> **Goal of the exercise**: Give back, unchanged, the line with "Give me the Plotly.js source for this chart.", the line with "var hertzPropLbl = ['0.47','0.24','0.15','0.08','0.05','0.01'];", and every line between them, and no other line.

> **Data entries**:
::::::

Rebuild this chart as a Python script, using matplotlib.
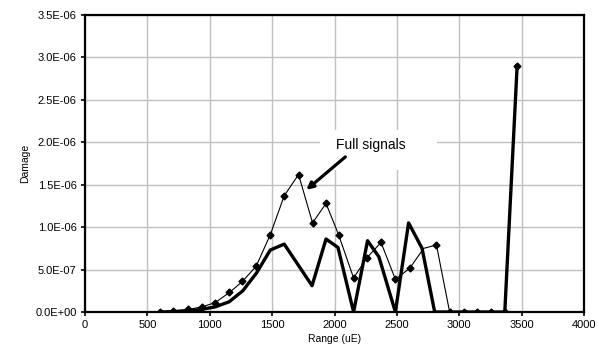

::::::

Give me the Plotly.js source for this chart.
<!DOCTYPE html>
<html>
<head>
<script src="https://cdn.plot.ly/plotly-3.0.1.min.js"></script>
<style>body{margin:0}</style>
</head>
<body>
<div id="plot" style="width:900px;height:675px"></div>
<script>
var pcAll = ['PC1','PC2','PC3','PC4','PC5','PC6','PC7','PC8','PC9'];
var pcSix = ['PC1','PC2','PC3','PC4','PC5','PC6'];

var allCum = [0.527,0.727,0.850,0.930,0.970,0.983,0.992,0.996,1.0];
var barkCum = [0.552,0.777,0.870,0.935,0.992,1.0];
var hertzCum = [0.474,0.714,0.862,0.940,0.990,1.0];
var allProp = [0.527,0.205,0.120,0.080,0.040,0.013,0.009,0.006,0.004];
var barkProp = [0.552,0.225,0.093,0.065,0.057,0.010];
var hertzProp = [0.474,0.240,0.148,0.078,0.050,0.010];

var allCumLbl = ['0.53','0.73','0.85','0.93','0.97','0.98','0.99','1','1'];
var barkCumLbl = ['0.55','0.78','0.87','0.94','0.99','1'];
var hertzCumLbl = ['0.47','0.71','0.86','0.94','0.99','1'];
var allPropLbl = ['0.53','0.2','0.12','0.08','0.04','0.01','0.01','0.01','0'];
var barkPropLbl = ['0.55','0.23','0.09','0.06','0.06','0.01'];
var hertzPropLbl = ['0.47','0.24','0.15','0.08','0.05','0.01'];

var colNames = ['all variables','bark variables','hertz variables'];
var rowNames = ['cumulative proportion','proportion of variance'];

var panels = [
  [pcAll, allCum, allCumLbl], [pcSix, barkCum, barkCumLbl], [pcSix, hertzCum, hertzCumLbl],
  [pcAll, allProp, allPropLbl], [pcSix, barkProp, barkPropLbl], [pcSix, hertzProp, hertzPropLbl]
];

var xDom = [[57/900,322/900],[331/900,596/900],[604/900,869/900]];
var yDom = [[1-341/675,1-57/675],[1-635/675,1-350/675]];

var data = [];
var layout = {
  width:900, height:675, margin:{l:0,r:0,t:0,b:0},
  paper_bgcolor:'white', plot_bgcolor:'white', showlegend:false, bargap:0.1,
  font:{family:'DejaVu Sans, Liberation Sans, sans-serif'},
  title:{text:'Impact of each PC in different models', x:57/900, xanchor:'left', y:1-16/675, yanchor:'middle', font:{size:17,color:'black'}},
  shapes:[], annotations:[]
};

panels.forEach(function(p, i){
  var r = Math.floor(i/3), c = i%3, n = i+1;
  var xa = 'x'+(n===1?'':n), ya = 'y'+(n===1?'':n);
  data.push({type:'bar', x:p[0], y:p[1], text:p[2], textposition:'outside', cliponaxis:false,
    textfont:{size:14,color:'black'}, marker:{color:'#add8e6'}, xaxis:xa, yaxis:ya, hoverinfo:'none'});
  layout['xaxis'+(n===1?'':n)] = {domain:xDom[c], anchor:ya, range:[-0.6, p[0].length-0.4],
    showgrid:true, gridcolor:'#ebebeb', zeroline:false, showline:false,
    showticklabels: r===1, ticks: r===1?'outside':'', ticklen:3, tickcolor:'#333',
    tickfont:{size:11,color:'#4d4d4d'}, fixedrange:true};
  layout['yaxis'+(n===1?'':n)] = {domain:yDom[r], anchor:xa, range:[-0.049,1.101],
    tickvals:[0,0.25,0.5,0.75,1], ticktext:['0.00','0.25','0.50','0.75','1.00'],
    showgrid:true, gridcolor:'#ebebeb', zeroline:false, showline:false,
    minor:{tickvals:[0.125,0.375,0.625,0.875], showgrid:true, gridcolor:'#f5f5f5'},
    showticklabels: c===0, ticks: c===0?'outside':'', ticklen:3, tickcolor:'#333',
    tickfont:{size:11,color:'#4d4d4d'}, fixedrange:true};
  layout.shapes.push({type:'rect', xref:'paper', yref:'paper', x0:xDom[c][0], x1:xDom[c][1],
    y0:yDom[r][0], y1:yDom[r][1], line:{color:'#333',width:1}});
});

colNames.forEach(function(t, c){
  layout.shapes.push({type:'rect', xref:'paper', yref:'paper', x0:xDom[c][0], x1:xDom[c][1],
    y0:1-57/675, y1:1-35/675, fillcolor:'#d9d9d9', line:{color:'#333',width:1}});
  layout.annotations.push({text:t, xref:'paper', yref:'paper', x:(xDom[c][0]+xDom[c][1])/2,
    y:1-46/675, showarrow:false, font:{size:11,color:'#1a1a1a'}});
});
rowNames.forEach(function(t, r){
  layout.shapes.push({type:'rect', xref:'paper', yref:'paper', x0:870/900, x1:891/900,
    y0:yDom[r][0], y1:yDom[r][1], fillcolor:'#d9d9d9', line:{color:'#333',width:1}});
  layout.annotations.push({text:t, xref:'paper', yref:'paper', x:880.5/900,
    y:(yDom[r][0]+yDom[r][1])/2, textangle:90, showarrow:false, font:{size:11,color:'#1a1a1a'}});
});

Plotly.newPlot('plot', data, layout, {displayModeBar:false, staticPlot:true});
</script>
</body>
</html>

::::::

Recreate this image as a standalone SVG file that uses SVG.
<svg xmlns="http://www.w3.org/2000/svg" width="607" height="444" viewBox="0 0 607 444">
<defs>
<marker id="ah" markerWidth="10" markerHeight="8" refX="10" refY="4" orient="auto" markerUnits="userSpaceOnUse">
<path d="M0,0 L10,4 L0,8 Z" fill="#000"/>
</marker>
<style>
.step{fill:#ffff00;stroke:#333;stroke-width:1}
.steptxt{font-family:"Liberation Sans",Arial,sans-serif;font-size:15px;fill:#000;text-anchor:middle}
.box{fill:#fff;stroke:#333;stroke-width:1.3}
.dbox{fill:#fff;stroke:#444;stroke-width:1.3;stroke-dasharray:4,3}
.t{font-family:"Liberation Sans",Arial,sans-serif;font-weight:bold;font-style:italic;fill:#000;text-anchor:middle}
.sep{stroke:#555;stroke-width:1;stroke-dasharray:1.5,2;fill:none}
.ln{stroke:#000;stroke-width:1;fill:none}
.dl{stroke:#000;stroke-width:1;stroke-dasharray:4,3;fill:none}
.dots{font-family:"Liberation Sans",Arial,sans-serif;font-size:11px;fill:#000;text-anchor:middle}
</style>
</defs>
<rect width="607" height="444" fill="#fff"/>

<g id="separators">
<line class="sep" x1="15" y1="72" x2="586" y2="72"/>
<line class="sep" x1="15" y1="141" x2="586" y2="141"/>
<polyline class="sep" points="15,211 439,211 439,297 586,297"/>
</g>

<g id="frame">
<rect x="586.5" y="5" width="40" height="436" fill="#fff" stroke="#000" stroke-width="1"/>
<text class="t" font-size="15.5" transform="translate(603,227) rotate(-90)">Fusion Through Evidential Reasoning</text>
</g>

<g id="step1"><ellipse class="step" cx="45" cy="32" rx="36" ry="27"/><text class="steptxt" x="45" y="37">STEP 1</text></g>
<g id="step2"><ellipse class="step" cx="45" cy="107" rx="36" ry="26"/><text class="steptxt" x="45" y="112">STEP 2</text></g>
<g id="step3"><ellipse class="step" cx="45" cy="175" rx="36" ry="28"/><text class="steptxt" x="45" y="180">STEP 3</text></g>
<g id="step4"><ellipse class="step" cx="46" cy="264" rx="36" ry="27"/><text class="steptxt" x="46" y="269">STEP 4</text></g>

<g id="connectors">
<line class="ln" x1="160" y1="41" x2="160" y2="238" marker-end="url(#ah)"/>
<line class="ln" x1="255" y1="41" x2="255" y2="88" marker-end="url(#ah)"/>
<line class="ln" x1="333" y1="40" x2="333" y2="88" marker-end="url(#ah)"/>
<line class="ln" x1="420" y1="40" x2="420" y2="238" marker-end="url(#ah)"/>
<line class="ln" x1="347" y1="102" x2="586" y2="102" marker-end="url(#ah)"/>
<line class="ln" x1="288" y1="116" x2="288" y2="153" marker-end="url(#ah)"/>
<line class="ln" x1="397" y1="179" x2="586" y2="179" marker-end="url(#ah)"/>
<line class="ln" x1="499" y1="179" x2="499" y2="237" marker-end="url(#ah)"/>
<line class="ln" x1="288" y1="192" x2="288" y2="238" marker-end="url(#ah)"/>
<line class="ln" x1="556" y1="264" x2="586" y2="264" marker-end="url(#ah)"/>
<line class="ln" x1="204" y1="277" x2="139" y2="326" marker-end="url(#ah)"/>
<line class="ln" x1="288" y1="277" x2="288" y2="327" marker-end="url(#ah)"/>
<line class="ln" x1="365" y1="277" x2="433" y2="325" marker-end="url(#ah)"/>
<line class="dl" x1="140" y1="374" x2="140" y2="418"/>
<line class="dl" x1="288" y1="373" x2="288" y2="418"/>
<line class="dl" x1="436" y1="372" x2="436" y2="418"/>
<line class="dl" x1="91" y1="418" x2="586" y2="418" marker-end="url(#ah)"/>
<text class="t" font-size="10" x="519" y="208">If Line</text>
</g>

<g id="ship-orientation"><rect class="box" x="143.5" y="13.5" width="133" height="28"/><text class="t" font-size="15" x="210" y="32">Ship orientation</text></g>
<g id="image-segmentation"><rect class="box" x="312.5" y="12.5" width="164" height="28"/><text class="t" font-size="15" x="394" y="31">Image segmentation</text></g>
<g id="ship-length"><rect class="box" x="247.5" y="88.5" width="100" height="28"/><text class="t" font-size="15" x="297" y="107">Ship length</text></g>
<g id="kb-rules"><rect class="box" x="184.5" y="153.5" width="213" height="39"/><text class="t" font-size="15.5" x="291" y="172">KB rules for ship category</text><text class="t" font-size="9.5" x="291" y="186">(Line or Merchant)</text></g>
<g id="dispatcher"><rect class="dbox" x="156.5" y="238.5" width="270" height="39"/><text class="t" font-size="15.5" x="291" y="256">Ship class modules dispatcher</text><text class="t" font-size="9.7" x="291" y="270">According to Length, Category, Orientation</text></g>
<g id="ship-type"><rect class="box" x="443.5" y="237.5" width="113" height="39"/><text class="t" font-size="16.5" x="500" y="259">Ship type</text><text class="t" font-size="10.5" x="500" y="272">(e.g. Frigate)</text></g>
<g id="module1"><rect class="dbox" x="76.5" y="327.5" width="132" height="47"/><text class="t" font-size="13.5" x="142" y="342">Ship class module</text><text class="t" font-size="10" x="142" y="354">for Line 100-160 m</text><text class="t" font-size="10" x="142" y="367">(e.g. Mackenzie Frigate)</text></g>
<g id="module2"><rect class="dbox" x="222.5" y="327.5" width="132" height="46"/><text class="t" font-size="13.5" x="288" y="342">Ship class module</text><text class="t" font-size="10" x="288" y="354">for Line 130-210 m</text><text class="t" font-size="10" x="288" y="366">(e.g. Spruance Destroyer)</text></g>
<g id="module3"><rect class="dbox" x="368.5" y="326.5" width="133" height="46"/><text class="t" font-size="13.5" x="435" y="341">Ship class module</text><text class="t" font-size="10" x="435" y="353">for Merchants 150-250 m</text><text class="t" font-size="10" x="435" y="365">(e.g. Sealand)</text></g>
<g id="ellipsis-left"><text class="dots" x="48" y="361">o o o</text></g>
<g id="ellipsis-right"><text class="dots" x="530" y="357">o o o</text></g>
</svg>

::::::

> **Solution for this problem**:
Give me the Plotly.js source for this chart.
<!DOCTYPE html>
<html>
<head>
<script src="https://cdn.plot.ly/plotly-3.0.1.min.js"></script>
<style>body{margin:0}</style>
</head>
<body>
<div id="plot" style="width:900px;height:675px"></div>
<script>
var pcAll = ['PC1','PC2','PC3','PC4','PC5','PC6','PC7','PC8','PC9'];
var pcSix = ['PC1','PC2','PC3','PC4','PC5','PC6'];

var allCum = [0.527,0.727,0.850,0.930,0.970,0.983,0.992,0.996,1.0];
var barkCum = [0.552,0.777,0.870,0.935,0.992,1.0];
var hertzCum = [0.474,0.714,0.862,0.940,0.990,1.0];
var allProp = [0.527,0.205,0.120,0.080,0.040,0.013,0.009,0.006,0.004];
var barkProp = [0.552,0.225,0.093,0.065,0.057,0.010];
var hertzProp = [0.474,0.240,0.148,0.078,0.050,0.010];

var allCumLbl = ['0.53','0.73','0.85','0.93','0.97','0.98','0.99','1','1'];
var barkCumLbl = ['0.55','0.78','0.87','0.94','0.99','1'];
var hertzCumLbl = ['0.47','0.71','0.86','0.94','0.99','1'];
var allPropLbl = ['0.53','0.2','0.12','0.08','0.04','0.01','0.01','0.01','0'];
var barkPropLbl = ['0.55','0.23','0.09','0.06','0.06','0.01'];
var hertzPropLbl = ['0.47','0.24','0.15','0.08','0.05','0.01'];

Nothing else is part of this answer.